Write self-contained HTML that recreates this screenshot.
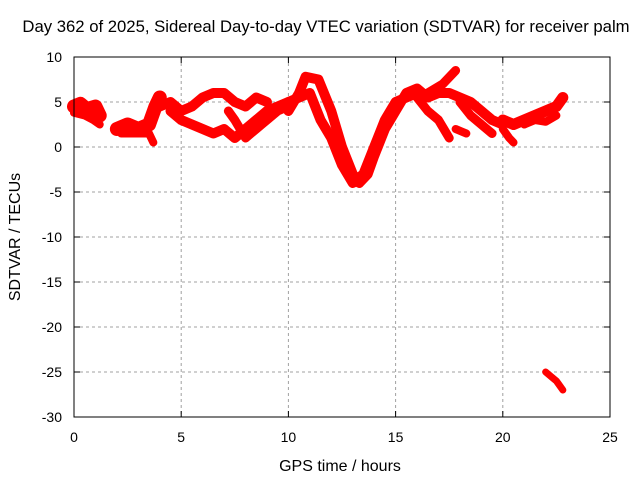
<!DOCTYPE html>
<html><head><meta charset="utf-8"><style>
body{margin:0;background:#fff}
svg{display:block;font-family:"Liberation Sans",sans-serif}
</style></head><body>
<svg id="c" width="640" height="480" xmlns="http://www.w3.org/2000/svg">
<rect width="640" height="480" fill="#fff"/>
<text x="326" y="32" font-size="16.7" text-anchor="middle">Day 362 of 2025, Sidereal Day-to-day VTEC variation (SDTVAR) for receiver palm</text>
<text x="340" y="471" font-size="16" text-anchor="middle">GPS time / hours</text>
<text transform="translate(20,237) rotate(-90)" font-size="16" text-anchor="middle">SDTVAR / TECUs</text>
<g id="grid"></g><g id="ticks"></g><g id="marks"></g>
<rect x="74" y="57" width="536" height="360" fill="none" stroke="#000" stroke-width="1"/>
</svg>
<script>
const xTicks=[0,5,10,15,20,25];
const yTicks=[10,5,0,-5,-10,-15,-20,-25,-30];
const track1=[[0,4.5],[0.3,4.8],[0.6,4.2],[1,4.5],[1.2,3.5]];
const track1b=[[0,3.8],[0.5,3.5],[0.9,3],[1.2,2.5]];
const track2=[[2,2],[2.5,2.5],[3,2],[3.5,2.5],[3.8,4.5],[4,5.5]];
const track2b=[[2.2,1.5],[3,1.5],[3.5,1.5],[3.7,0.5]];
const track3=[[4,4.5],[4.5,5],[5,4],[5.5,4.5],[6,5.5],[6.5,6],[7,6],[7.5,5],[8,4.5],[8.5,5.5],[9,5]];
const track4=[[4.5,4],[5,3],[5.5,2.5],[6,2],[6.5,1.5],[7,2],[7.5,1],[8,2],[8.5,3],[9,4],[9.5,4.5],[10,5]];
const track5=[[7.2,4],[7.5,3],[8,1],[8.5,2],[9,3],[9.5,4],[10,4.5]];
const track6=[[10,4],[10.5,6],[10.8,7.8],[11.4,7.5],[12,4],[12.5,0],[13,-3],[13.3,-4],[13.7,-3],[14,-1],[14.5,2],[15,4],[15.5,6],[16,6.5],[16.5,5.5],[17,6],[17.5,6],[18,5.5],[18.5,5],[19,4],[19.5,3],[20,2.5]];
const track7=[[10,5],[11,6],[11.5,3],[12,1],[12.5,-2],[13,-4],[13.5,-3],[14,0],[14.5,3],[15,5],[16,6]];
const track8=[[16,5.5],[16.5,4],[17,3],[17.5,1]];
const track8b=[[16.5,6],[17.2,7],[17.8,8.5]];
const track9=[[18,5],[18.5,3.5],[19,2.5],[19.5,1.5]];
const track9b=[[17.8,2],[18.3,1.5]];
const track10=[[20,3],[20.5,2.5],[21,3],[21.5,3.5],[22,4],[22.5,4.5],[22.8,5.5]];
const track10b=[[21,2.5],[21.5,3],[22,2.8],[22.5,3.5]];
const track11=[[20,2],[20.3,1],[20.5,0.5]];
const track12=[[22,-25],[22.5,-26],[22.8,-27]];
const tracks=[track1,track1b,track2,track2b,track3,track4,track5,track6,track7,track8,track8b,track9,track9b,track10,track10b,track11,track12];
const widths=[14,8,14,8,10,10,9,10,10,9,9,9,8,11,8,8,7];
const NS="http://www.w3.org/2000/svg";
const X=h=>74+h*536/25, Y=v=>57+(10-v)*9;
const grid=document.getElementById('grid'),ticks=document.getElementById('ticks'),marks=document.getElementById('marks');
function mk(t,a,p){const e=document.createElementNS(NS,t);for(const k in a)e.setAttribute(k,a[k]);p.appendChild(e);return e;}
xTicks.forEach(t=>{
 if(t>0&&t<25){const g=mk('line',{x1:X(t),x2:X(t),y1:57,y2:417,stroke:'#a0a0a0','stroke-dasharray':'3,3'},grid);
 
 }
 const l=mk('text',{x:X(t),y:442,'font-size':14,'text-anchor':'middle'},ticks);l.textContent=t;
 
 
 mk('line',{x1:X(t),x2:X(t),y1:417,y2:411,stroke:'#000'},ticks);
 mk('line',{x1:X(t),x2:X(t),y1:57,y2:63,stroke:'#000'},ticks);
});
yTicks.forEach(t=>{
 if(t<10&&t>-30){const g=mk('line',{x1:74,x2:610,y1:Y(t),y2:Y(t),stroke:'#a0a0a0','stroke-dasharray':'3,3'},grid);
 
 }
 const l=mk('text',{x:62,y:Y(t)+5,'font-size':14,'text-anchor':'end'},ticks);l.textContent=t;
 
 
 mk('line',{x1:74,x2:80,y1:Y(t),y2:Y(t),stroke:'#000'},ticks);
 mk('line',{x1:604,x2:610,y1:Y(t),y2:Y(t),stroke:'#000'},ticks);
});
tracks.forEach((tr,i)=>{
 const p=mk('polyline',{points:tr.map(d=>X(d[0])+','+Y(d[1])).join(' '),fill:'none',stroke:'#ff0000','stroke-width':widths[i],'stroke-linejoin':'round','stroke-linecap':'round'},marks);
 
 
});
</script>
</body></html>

•••••

OBJECTIVE: Return the listing above unchanged, apart from dropping its pictures.

OUTPUT OF THE EXERCISE:
Write self-contained HTML that recreates this screenshot.
<!DOCTYPE html>
<html><head><meta charset="utf-8"><style>
body{margin:0;background:#fff}
svg{display:block;font-family:"Liberation Sans",sans-serif}
</style></head><body>
<svg id="c" width="640" height="480" xmlns="http://www.w3.org/2000/svg">
<rect width="640" height="480" fill="#fff"/>
<text x="326" y="32" font-size="16.7" text-anchor="middle">Day 362 of 2025, Sidereal Day-to-day VTEC variation (SDTVAR) for receiver palm</text>
<text x="340" y="471" font-size="16" text-anchor="middle">GPS time / hours</text>
<text transform="translate(20,237) rotate(-90)" font-size="16" text-anchor="middle">SDTVAR / TECUs</text>
<g id="grid"></g><g id="ticks"></g><g id="marks"></g>
<rect x="74" y="57" width="536" height="360" fill="none" stroke="#000" stroke-width="1"/>
</svg>
<script>
const xTicks=[0,5,10,15,20,25];
const yTicks=[10,5,0,-5,-10,-15,-20,-25,-30];
const track1=[[0,4.5],[0.3,4.8],[0.6,4.2],[1,4.5],[1.2,3.5]];
const track1b=[[0,3.8],[0.5,3.5],[0.9,3],[1.2,2.5]];
const track2=[[2,2],[2.5,2.5],[3,2],[3.5,2.5],[3.8,4.5],[4,5.5]];
const track2b=[[2.2,1.5],[3,1.5],[3.5,1.5],[3.7,0.5]];
const track3=[[4,4.5],[4.5,5],[5,4],[5.5,4.5],[6,5.5],[6.5,6],[7,6],[7.5,5],[8,4.5],[8.5,5.5],[9,5]];
const track4=[[4.5,4],[5,3],[5.5,2.5],[6,2],[6.5,1.5],[7,2],[7.5,1],[8,2],[8.5,3],[9,4],[9.5,4.5],[10,5]];
const track5=[[7.2,4],[7.5,3],[8,1],[8.5,2],[9,3],[9.5,4],[10,4.5]];
const track6=[[10,4],[10.5,6],[10.8,7.8],[11.4,7.5],[12,4],[12.5,0],[13,-3],[13.3,-4],[13.7,-3],[14,-1],[14.5,2],[15,4],[15.5,6],[16,6.5],[16.5,5.5],[17,6],[17.5,6],[18,5.5],[18.5,5],[19,4],[19.5,3],[20,2.5]];
const track7=[[10,5],[11,6],[11.5,3],[12,1],[12.5,-2],[13,-4],[13.5,-3],[14,0],[14.5,3],[15,5],[16,6]];
const track8=[[16,5.5],[16.5,4],[17,3],[17.5,1]];
const track8b=[[16.5,6],[17.2,7],[17.8,8.5]];
const track9=[[18,5],[18.5,3.5],[19,2.5],[19.5,1.5]];
const track9b=[[17.8,2],[18.3,1.5]];
const track10=[[20,3],[20.5,2.5],[21,3],[21.5,3.5],[22,4],[22.5,4.5],[22.8,5.5]];
const track10b=[[21,2.5],[21.5,3],[22,2.8],[22.5,3.5]];
const track11=[[20,2],[20.3,1],[20.5,0.5]];
const track12=[[22,-25],[22.5,-26],[22.8,-27]];
const tracks=[track1,track1b,track2,track2b,track3,track4,track5,track6,track7,track8,track8b,track9,track9b,track10,track10b,track11,track12];
const widths=[14,8,14,8,10,10,9,10,10,9,9,9,8,11,8,8,7];
const NS="http://www.w3.org/2000/svg";
const X=h=>74+h*536/25, Y=v=>57+(10-v)*9;
const grid=document.getElementById('grid'),ticks=document.getElementById('ticks'),marks=document.getElementById('marks');
function mk(t,a,p){const e=document.createElementNS(NS,t);for(const k in a)e.setAttribute(k,a[k]);p.appendChild(e);return e;}
xTicks.forEach(t=>{
 if(t>0&&t<25){const g=mk('line',{x1:X(t),x2:X(t),y1:57,y2:417,stroke:'#a0a0a0','stroke-dasharray':'3,3'},grid);
 
 }
 const l=mk('text',{x:X(t),y:442,'font-size':14,'text-anchor':'middle'},ticks);l.textContent=t;
 
 
 mk('line',{x1:X(t),x2:X(t),y1:417,y2:411,stroke:'#000'},ticks);
 mk('line',{x1:X(t),x2:X(t),y1:57,y2:63,stroke:'#000'},ticks);
});
yTicks.forEach(t=>{
 if(t<10&&t>-30){const g=mk('line',{x1:74,x2:610,y1:Y(t),y2:Y(t),stroke:'#a0a0a0','stroke-dasharray':'3,3'},grid);
 
 }
 const l=mk('text',{x:62,y:Y(t)+5,'font-size':14,'text-anchor':'end'},ticks);l.textContent=t;
 
 
 mk('line',{x1:74,x2:80,y1:Y(t),y2:Y(t),stroke:'#000'},ticks);
 mk('line',{x1:604,x2:610,y1:Y(t),y2:Y(t),stroke:'#000'},ticks);
});
tracks.forEach((tr,i)=>{
 const p=mk('polyline',{points:tr.map(d=>X(d[0])+','+Y(d[1])).join(' '),fill:'none',stroke:'#ff0000','stroke-width':widths[i],'stroke-linejoin':'round','stroke-linecap':'round'},marks);
 
 
});
</script>
</body></html>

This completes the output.